— Begin —

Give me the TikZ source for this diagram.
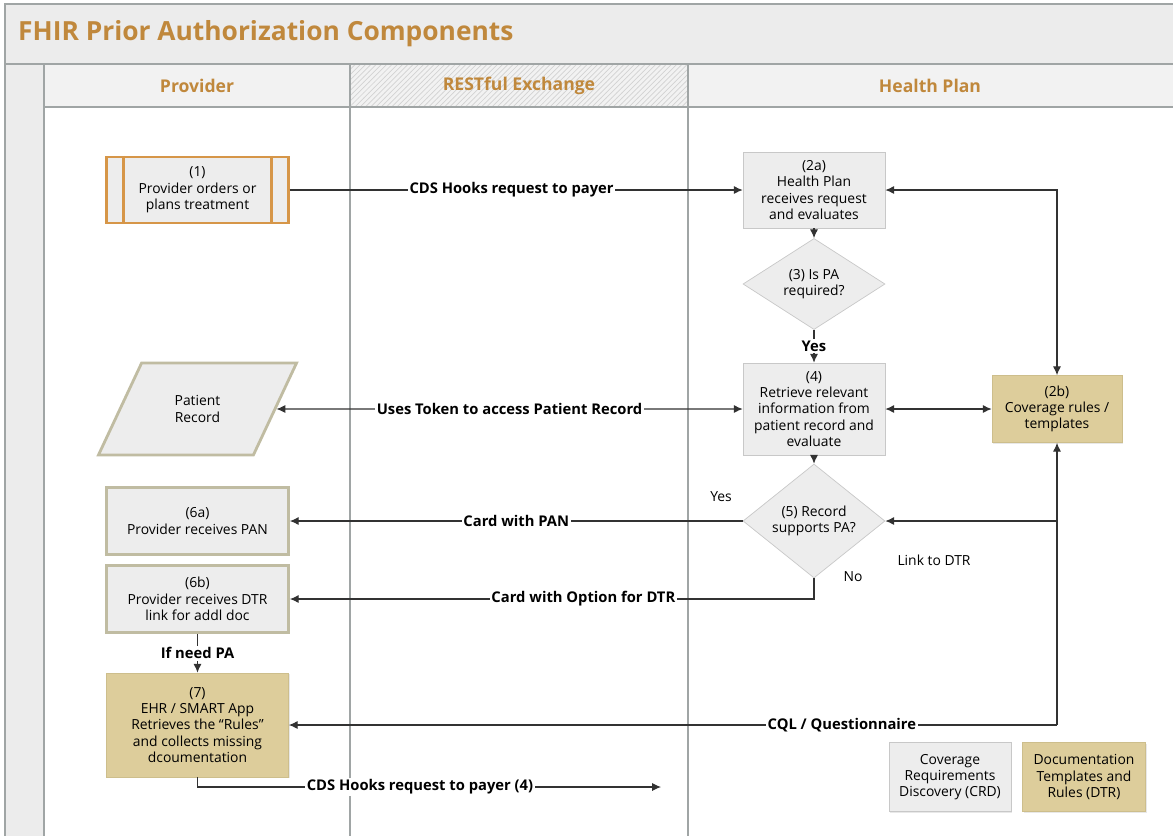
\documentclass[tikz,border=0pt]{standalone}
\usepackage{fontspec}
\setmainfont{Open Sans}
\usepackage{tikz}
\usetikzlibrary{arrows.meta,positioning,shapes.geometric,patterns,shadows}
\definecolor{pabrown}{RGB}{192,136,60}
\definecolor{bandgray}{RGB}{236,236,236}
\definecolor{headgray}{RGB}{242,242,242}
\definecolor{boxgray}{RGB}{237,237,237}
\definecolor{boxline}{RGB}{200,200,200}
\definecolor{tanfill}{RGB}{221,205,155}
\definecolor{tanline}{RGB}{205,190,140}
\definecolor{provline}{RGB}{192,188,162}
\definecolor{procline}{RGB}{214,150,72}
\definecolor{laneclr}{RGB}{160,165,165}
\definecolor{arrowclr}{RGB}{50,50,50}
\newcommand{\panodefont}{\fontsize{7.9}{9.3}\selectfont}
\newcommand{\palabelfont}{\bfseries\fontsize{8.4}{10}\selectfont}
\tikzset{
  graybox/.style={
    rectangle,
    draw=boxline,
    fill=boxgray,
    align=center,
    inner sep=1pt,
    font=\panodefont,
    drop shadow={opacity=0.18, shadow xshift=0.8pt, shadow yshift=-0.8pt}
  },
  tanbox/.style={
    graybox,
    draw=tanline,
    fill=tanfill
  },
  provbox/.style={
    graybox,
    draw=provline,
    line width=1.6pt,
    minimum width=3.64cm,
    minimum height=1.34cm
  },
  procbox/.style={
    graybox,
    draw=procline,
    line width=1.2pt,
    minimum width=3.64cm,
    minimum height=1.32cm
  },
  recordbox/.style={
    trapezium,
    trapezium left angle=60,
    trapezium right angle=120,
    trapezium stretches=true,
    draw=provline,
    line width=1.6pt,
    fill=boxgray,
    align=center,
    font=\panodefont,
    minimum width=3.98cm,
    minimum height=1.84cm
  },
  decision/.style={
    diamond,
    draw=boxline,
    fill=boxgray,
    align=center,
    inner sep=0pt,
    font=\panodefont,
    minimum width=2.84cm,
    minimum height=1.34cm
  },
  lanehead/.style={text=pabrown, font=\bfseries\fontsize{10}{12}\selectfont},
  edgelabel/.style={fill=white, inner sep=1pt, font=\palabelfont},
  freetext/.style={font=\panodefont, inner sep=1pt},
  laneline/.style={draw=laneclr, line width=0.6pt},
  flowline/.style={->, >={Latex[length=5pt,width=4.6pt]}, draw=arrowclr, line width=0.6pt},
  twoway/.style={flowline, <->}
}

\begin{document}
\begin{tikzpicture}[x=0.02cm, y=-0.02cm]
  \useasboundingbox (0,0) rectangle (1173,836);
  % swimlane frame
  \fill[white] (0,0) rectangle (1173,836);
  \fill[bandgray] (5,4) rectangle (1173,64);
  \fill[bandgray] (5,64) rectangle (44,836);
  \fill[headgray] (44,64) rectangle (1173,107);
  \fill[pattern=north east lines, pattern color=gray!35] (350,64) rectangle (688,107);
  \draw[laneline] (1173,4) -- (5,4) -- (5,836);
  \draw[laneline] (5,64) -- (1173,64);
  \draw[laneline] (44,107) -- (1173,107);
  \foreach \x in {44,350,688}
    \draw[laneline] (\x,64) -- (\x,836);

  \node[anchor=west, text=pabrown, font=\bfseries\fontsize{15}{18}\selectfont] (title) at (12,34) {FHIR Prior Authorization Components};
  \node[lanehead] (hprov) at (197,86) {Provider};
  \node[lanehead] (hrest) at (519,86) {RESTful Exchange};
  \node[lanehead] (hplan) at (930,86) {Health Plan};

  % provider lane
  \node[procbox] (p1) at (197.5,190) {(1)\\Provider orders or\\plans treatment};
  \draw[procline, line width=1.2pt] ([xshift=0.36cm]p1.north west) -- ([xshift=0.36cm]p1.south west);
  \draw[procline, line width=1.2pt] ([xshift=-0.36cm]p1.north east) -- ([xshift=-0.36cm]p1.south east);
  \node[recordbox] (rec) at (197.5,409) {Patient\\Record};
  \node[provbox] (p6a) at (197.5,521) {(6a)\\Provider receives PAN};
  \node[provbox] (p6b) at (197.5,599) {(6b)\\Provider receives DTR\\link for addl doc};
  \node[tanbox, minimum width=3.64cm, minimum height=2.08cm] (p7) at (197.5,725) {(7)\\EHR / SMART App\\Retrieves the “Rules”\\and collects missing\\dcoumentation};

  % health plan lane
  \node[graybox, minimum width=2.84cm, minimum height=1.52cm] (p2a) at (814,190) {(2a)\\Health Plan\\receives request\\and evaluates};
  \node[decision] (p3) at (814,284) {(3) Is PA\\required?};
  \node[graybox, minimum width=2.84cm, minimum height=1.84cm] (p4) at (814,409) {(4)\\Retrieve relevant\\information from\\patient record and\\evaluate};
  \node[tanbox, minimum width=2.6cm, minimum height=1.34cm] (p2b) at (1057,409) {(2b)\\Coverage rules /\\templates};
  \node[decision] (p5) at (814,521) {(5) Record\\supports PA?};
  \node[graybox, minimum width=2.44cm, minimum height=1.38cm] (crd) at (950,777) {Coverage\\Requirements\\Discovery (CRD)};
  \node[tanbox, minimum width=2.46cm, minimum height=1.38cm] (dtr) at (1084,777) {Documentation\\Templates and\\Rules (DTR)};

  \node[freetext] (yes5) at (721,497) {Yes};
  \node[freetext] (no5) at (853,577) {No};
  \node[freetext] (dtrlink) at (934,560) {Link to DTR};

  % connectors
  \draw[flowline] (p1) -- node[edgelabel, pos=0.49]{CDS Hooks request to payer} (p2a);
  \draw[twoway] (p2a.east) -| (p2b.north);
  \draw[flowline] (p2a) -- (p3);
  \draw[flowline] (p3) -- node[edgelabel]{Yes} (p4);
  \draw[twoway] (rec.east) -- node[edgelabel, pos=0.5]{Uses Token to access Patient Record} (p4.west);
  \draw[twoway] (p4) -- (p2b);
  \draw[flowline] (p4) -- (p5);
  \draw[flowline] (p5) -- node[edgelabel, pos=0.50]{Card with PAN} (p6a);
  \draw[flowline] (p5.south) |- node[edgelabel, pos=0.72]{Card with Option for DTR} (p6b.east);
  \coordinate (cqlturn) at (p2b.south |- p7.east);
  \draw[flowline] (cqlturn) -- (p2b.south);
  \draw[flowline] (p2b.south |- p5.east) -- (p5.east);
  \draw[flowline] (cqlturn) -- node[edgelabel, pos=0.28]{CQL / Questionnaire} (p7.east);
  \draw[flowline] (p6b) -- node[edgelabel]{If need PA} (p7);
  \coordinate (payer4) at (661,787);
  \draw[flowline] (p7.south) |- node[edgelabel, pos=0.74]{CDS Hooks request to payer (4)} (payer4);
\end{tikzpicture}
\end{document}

— End —

CHALLENGE> Repeat the material above verbatim. Leave the pictures behind.

THE REPLY>
Give me the TikZ source for this diagram.
\documentclass[tikz,border=0pt]{standalone}
\usepackage{fontspec}
\setmainfont{Open Sans}
\usepackage{tikz}
\usetikzlibrary{arrows.meta,positioning,shapes.geometric,patterns,shadows}
\definecolor{pabrown}{RGB}{192,136,60}
\definecolor{bandgray}{RGB}{236,236,236}
\definecolor{headgray}{RGB}{242,242,242}
\definecolor{boxgray}{RGB}{237,237,237}
\definecolor{boxline}{RGB}{200,200,200}
\definecolor{tanfill}{RGB}{221,205,155}
\definecolor{tanline}{RGB}{205,190,140}
\definecolor{provline}{RGB}{192,188,162}
\definecolor{procline}{RGB}{214,150,72}
\definecolor{laneclr}{RGB}{160,165,165}
\definecolor{arrowclr}{RGB}{50,50,50}
\newcommand{\panodefont}{\fontsize{7.9}{9.3}\selectfont}
\newcommand{\palabelfont}{\bfseries\fontsize{8.4}{10}\selectfont}
\tikzset{
  graybox/.style={
    rectangle,
    draw=boxline,
    fill=boxgray,
    align=center,
    inner sep=1pt,
    font=\panodefont,
    drop shadow={opacity=0.18, shadow xshift=0.8pt, shadow yshift=-0.8pt}
  },
  tanbox/.style={
    graybox,
    draw=tanline,
    fill=tanfill
  },
  provbox/.style={
    graybox,
    draw=provline,
    line width=1.6pt,
    minimum width=3.64cm,
    minimum height=1.34cm
  },
  procbox/.style={
    graybox,
    draw=procline,
    line width=1.2pt,
    minimum width=3.64cm,
    minimum height=1.32cm
  },
  recordbox/.style={
    trapezium,
    trapezium left angle=60,
    trapezium right angle=120,
    trapezium stretches=true,
    draw=provline,
    line width=1.6pt,
    fill=boxgray,
    align=center,
    font=\panodefont,
    minimum width=3.98cm,
    minimum height=1.84cm
  },
  decision/.style={
    diamond,
    draw=boxline,
    fill=boxgray,
    align=center,
    inner sep=0pt,
    font=\panodefont,
    minimum width=2.84cm,
    minimum height=1.34cm
  },
  lanehead/.style={text=pabrown, font=\bfseries\fontsize{10}{12}\selectfont},
  edgelabel/.style={fill=white, inner sep=1pt, font=\palabelfont},
  freetext/.style={font=\panodefont, inner sep=1pt},
  laneline/.style={draw=laneclr, line width=0.6pt},
  flowline/.style={->, >={Latex[length=5pt,width=4.6pt]}, draw=arrowclr, line width=0.6pt},
  twoway/.style={flowline, <->}
}

\begin{document}
\begin{tikzpicture}[x=0.02cm, y=-0.02cm]
  \useasboundingbox (0,0) rectangle (1173,836);
  % swimlane frame
  \fill[white] (0,0) rectangle (1173,836);
  \fill[bandgray] (5,4) rectangle (1173,64);
  \fill[bandgray] (5,64) rectangle (44,836);
  \fill[headgray] (44,64) rectangle (1173,107);
  \fill[pattern=north east lines, pattern color=gray!35] (350,64) rectangle (688,107);
  \draw[laneline] (1173,4) -- (5,4) -- (5,836);
  \draw[laneline] (5,64) -- (1173,64);
  \draw[laneline] (44,107) -- (1173,107);
  \foreach \x in {44,350,688}
    \draw[laneline] (\x,64) -- (\x,836);

  \node[anchor=west, text=pabrown, font=\bfseries\fontsize{15}{18}\selectfont] (title) at (12,34) {FHIR Prior Authorization Components};
  \node[lanehead] (hprov) at (197,86) {Provider};
  \node[lanehead] (hrest) at (519,86) {RESTful Exchange};
  \node[lanehead] (hplan) at (930,86) {Health Plan};

  % provider lane
  \node[procbox] (p1) at (197.5,190) {(1)\\Provider orders or\\plans treatment};
  \draw[procline, line width=1.2pt] ([xshift=0.36cm]p1.north west) -- ([xshift=0.36cm]p1.south west);
  \draw[procline, line width=1.2pt] ([xshift=-0.36cm]p1.north east) -- ([xshift=-0.36cm]p1.south east);
  \node[recordbox] (rec) at (197.5,409) {Patient\\Record};
  \node[provbox] (p6a) at (197.5,521) {(6a)\\Provider receives PAN};
  \node[provbox] (p6b) at (197.5,599) {(6b)\\Provider receives DTR\\link for addl doc};
  \node[tanbox, minimum width=3.64cm, minimum height=2.08cm] (p7) at (197.5,725) {(7)\\EHR / SMART App\\Retrieves the “Rules”\\and collects missing\\dcoumentation};

  % health plan lane
  \node[graybox, minimum width=2.84cm, minimum height=1.52cm] (p2a) at (814,190) {(2a)\\Health Plan\\receives request\\and evaluates};
  \node[decision] (p3) at (814,284) {(3) Is PA\\required?};
  \node[graybox, minimum width=2.84cm, minimum height=1.84cm] (p4) at (814,409) {(4)\\Retrieve relevant\\information from\\patient record and\\evaluate};
  \node[tanbox, minimum width=2.6cm, minimum height=1.34cm] (p2b) at (1057,409) {(2b)\\Coverage rules /\\templates};
  \node[decision] (p5) at (814,521) {(5) Record\\supports PA?};
  \node[graybox, minimum width=2.44cm, minimum height=1.38cm] (crd) at (950,777) {Coverage\\Requirements\\Discovery (CRD)};
  \node[tanbox, minimum width=2.46cm, minimum height=1.38cm] (dtr) at (1084,777) {Documentation\\Templates and\\Rules (DTR)};

  \node[freetext] (yes5) at (721,497) {Yes};
  \node[freetext] (no5) at (853,577) {No};
  \node[freetext] (dtrlink) at (934,560) {Link to DTR};

  % connectors
  \draw[flowline] (p1) -- node[edgelabel, pos=0.49]{CDS Hooks request to payer} (p2a);
  \draw[twoway] (p2a.east) -| (p2b.north);
  \draw[flowline] (p2a) -- (p3);
  \draw[flowline] (p3) -- node[edgelabel]{Yes} (p4);
  \draw[twoway] (rec.east) -- node[edgelabel, pos=0.5]{Uses Token to access Patient Record} (p4.west);
  \draw[twoway] (p4) -- (p2b);
  \draw[flowline] (p4) -- (p5);
  \draw[flowline] (p5) -- node[edgelabel, pos=0.50]{Card with PAN} (p6a);
  \draw[flowline] (p5.south) |- node[edgelabel, pos=0.72]{Card with Option for DTR} (p6b.east);
  \coordinate (cqlturn) at (p2b.south |- p7.east);
  \draw[flowline] (cqlturn) -- (p2b.south);
  \draw[flowline] (p2b.south |- p5.east) -- (p5.east);
  \draw[flowline] (cqlturn) -- node[edgelabel, pos=0.28]{CQL / Questionnaire} (p7.east);
  \draw[flowline] (p6b) -- node[edgelabel]{If need PA} (p7);
  \coordinate (payer4) at (661,787);
  \draw[flowline] (p7.south) |- node[edgelabel, pos=0.74]{CDS Hooks request to payer (4)} (payer4);
\end{tikzpicture}
\end{document}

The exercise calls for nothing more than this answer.